Despite these obvious and painful failings, the men who came together to draft and enact our founding documents would do so with little if any understanding of how relevant the Constitution, Bill of Rights, and the Declaration of Independence would continue to be almost 250 years after their creation. Even the most forward-thinking among them could never have predicted that the line “all men are created equal” would come to include women and people of color, even if it could not tear down the oppressive institutions that bind them still.

As documents go, the Declaration of Independence is not much to look at and is almost impossible to read. Housed in a glass case in the Rotunda for the Charters of Freedom at the National Archives, the Declaration lies in State below the approving eyes of the Founding Fathers. It is old and it is faded, but when you consider the gravity of the moment in which it was written, it comes alive, its brilliance is almost blinding.

There are few words more precious to our democracy than those in our founding documents. There are few words more relevant to current events than those found in our Declaration of Independence.

“But when a long train of abuses and usurpations, pursuing invariably the same Object evinces a design to reduce them under absolute Despotism, it is their right, it is their duty, to throw off such Government, and to provide new Guards for their future security.”
“That whenever any Form of Government becomes destructive of these ends, it is the Right of the People to alter or to abolish it, and to institute new Government, laying its foundation on such principles and organizing its powers in such form, as to them shall seem most likely to effect their Safety and Happiness.”

We resist because these words echo across time and beckon us forward. Although in today’s world, we face obstacles and possibilities that the founders could never have imagined, the call to arms is one that must be heeded. We must rise to save ourselves because there is no one better suited for the fight.

We resist because the Declaration of Independence continues to have meaning. Whether we are immigrants seeking a better life, or American-born seeking equality in how the world sees us, how we see ourselves, and with whom we are in love, the words “all men are created equal” must include all of us.

We resist because our government has become destructive. Killing itself from the inside out, it heaps abuses and usurpation upon the people that cannot be permitted to stand. Those we have entrusted to keep the heart of America beating, have opted to watch it die instead. The Department of Education is led by someone who sees little value in America’s public education system. The Environmental Protection Agency is presided over by individuals who, despite overwhelming evidence, reject the truth of global warming. The Department of Justice is lead by those who are beholden to 1600 Pennsylvania Avenue instead of law and order. And, our courts are being flooded with men and women who, rejected by the American Bar Association, are woefully undeserving of life-time appointments as our country’s final arbiters.

The importance of our Constitution’s First Amendment is not just that it grants us a voice. Rather, its importance lies in the right for that voice to be negative and our right to answer the Declaration’s call across time. We resist because the most honorable form of patriotism is a fist pumping to the cadence of dissent.

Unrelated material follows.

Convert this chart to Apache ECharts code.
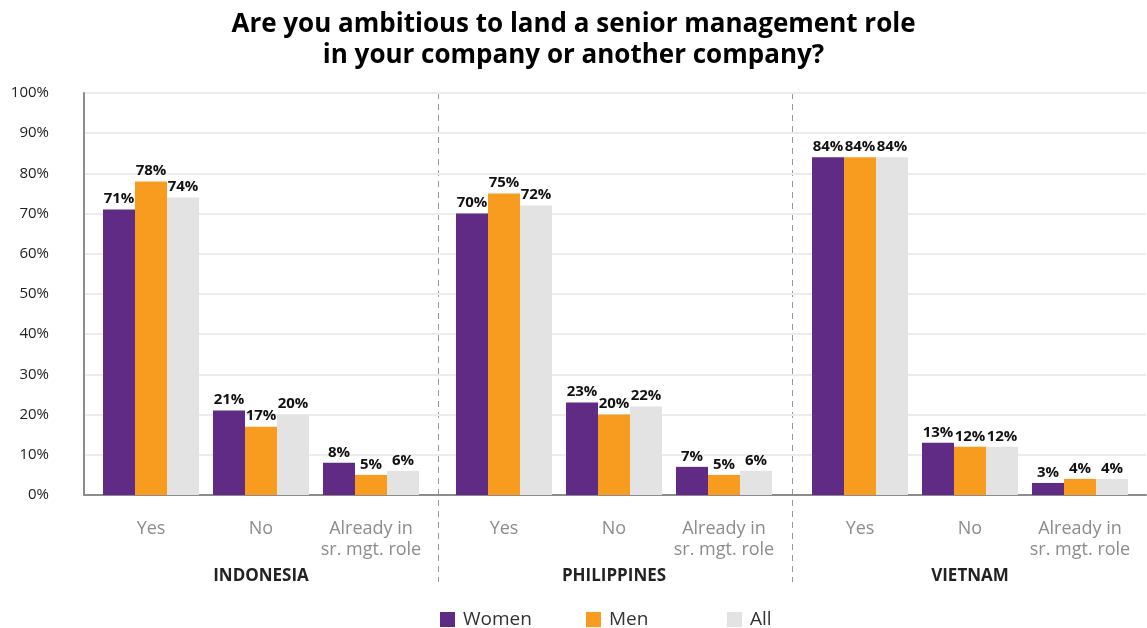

Our founding documents tell us that we have a duty to lift our voice and declare that our leaders are ill-equipped to lead, that the law reaches too far into our homes, and that government may not delve too deep into our persons.

If not us, then who? If not now, then when? We have the power to save ourselves. To save the country that, for all of its failings, was created on the premise of freedom from an over-reaching leader. We have a duty to stand and be counted. A duty to leave this world a little better than we found it. A duty to create the world we want future generations of ourselves to grow up in.

Our country’s cry of independence more than 200 years ago, will accept no less of us.